Complexity of recursive function using Master theorem

Assume that the runtime $n$ is measured in the number of elements between i and j. In your method there are two recursive calls

    ...
    int mid = (i + j) / 2;
    if (subsumFun(A, S, i, mid))
        return true;
    ...

and

    ...
    return subsumFun(A, S - s1, mid, j);
}

which both halve the search space, so we have $a = 2$ recursive calls on a problem size of $\frac{n}{b} = \frac{n}{2}$. The work done in

    ...
    if (i >= j)
        return S == 0;
    if (i + 1 == j)
        return A[i] == S || S == 0;
    ...

can assumed to be constant, and the work done in

    ...
    int s1 = 0;
    for (int k = i; k < mid; k++) {
        s1 += A[k];
    }
    ...

is proportional to $\frac{n}{2}$. So the work outside of the recursive calls can be written as $$f(n) = c_1 \frac{n}{2} + c_2$$ for positive constants $c_1, c_2$.
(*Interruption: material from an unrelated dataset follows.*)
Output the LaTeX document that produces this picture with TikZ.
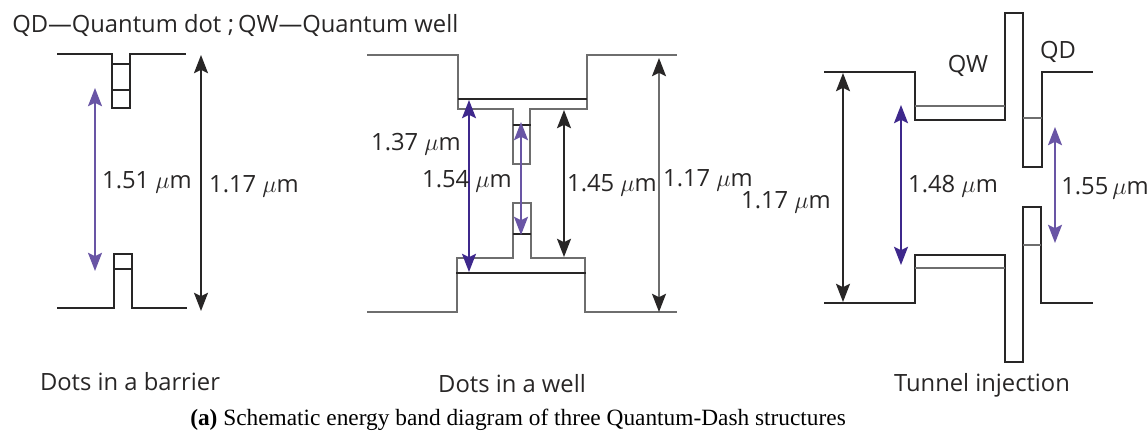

The total runtime of your method can be expressed as the recurrence relation $T$ with

$$T(n) = aT(\frac{n}{b}) + f(n) = 2T(\frac{n}{2}) + c_1 \frac{n}{2} + c_2$$

therefore the Master theorem can be applied:

We have $f \in \Theta(n^{\log_2{2}}) = \Theta(n)$, so using the Master theorem we get $$T \in \Theta(n^{\log_2{2}} \cdot \log{n}) = \Theta(n \cdot \log{n}).$$